## SHORT EXERCISE
Please transcribe the listing below in full and word for word, without its pictures.

— START —

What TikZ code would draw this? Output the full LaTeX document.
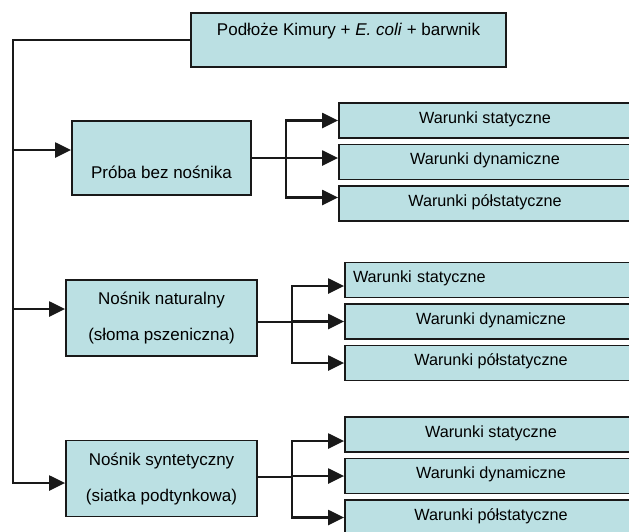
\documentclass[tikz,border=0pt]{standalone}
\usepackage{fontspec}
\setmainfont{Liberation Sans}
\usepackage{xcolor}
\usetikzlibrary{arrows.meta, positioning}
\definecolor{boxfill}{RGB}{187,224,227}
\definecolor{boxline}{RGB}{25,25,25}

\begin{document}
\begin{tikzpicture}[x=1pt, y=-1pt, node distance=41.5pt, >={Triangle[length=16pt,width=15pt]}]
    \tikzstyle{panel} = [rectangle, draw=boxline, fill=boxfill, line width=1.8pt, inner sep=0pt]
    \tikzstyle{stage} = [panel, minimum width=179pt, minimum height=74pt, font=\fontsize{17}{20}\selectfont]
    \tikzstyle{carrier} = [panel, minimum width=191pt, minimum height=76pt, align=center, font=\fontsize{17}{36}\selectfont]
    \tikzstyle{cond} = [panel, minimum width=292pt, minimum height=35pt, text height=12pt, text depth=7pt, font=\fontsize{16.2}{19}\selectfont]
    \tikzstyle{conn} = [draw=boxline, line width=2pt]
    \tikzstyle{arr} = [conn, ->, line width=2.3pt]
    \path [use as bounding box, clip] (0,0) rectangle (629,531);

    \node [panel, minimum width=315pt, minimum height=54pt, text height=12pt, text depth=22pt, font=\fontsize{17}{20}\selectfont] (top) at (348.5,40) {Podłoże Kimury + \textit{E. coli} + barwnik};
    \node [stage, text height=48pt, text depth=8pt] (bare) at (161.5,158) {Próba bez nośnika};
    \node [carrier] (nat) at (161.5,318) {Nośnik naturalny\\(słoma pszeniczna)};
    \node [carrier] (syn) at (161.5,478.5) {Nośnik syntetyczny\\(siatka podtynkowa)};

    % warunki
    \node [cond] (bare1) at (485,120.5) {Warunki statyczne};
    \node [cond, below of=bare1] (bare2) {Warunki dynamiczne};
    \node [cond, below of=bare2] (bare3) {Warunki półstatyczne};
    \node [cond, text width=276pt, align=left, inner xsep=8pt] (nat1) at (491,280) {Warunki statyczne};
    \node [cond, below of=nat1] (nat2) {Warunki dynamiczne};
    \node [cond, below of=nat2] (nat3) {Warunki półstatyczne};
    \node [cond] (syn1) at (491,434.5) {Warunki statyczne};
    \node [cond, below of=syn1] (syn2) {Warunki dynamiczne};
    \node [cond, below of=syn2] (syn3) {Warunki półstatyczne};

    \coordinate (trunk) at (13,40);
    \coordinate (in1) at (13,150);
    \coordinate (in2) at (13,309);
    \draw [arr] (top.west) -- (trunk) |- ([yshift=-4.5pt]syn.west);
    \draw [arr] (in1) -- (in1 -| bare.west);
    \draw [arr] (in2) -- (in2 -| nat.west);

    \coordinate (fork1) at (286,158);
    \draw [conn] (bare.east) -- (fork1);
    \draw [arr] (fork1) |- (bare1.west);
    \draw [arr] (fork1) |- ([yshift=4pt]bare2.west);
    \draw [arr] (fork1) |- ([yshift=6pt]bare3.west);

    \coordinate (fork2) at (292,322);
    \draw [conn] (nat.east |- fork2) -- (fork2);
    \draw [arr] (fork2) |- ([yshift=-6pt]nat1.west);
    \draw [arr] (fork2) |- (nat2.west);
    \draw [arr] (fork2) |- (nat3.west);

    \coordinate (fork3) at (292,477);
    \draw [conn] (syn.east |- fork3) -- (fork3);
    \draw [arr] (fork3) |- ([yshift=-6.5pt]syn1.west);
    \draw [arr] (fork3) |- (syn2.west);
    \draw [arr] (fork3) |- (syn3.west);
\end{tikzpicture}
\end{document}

— END —

## SOLUTION FOR THIS EXERCISE
What TikZ code would draw this? Output the full LaTeX document.
\documentclass[tikz,border=0pt]{standalone}
\usepackage{fontspec}
\setmainfont{Liberation Sans}
\usepackage{xcolor}
\usetikzlibrary{arrows.meta, positioning}
\definecolor{boxfill}{RGB}{187,224,227}
\definecolor{boxline}{RGB}{25,25,25}

\begin{document}
\begin{tikzpicture}[x=1pt, y=-1pt, node distance=41.5pt, >={Triangle[length=16pt,width=15pt]}]
    \tikzstyle{panel} = [rectangle, draw=boxline, fill=boxfill, line width=1.8pt, inner sep=0pt]
    \tikzstyle{stage} = [panel, minimum width=179pt, minimum height=74pt, font=\fontsize{17}{20}\selectfont]
    \tikzstyle{carrier} = [panel, minimum width=191pt, minimum height=76pt, align=center, font=\fontsize{17}{36}\selectfont]
    \tikzstyle{cond} = [panel, minimum width=292pt, minimum height=35pt, text height=12pt, text depth=7pt, font=\fontsize{16.2}{19}\selectfont]
    \tikzstyle{conn} = [draw=boxline, line width=2pt]
    \tikzstyle{arr} = [conn, ->, line width=2.3pt]
    \path [use as bounding box, clip] (0,0) rectangle (629,531);

    \node [panel, minimum width=315pt, minimum height=54pt, text height=12pt, text depth=22pt, font=\fontsize{17}{20}\selectfont] (top) at (348.5,40) {Podłoże Kimury + \textit{E. coli} + barwnik};
    \node [stage, text height=48pt, text depth=8pt] (bare) at (161.5,158) {Próba bez nośnika};
    \node [carrier] (nat) at (161.5,318) {Nośnik naturalny\\(słoma pszeniczna)};
    \node [carrier] (syn) at (161.5,478.5) {Nośnik syntetyczny\\(siatka podtynkowa)};

    % warunki
    \node [cond] (bare1) at (485,120.5) {Warunki statyczne};
    \node [cond, below of=bare1] (bare2) {Warunki dynamiczne};
    \node [cond, below of=bare2] (bare3) {Warunki półstatyczne};
    \node [cond, text width=276pt, align=left, inner xsep=8pt] (nat1) at (491,280) {Warunki statyczne};
    \node [cond, below of=nat1] (nat2) {Warunki dynamiczne};
    \node [cond, below of=nat2] (nat3) {Warunki półstatyczne};
    \node [cond] (syn1) at (491,434.5) {Warunki statyczne};
    \node [cond, below of=syn1] (syn2) {Warunki dynamiczne};
    \node [cond, below of=syn2] (syn3) {Warunki półstatyczne};

    \coordinate (trunk) at (13,40);
    \coordinate (in1) at (13,150);
    \coordinate (in2) at (13,309);
    \draw [arr] (top.west) -- (trunk) |- ([yshift=-4.5pt]syn.west);
    \draw [arr] (in1) -- (in1 -| bare.west);
    \draw [arr] (in2) -- (in2 -| nat.west);

    \coordinate (fork1) at (286,158);
    \draw [conn] (bare.east) -- (fork1);
    \draw [arr] (fork1) |- (bare1.west);
    \draw [arr] (fork1) |- ([yshift=4pt]bare2.west);
    \draw [arr] (fork1) |- ([yshift=6pt]bare3.west);

    \coordinate (fork2) at (292,322);
    \draw [conn] (nat.east |- fork2) -- (fork2);
    \draw [arr] (fork2) |- ([yshift=-6pt]nat1.west);
    \draw [arr] (fork2) |- (nat2.west);
    \draw [arr] (fork2) |- (nat3.west);

    \coordinate (fork3) at (292,477);
    \draw [conn] (syn.east |- fork3) -- (fork3);
    \draw [arr] (fork3) |- ([yshift=-6.5pt]syn1.west);
    \draw [arr] (fork3) |- (syn2.west);
    \draw [arr] (fork3) |- (syn3.west);
\end{tikzpicture}
\end{document}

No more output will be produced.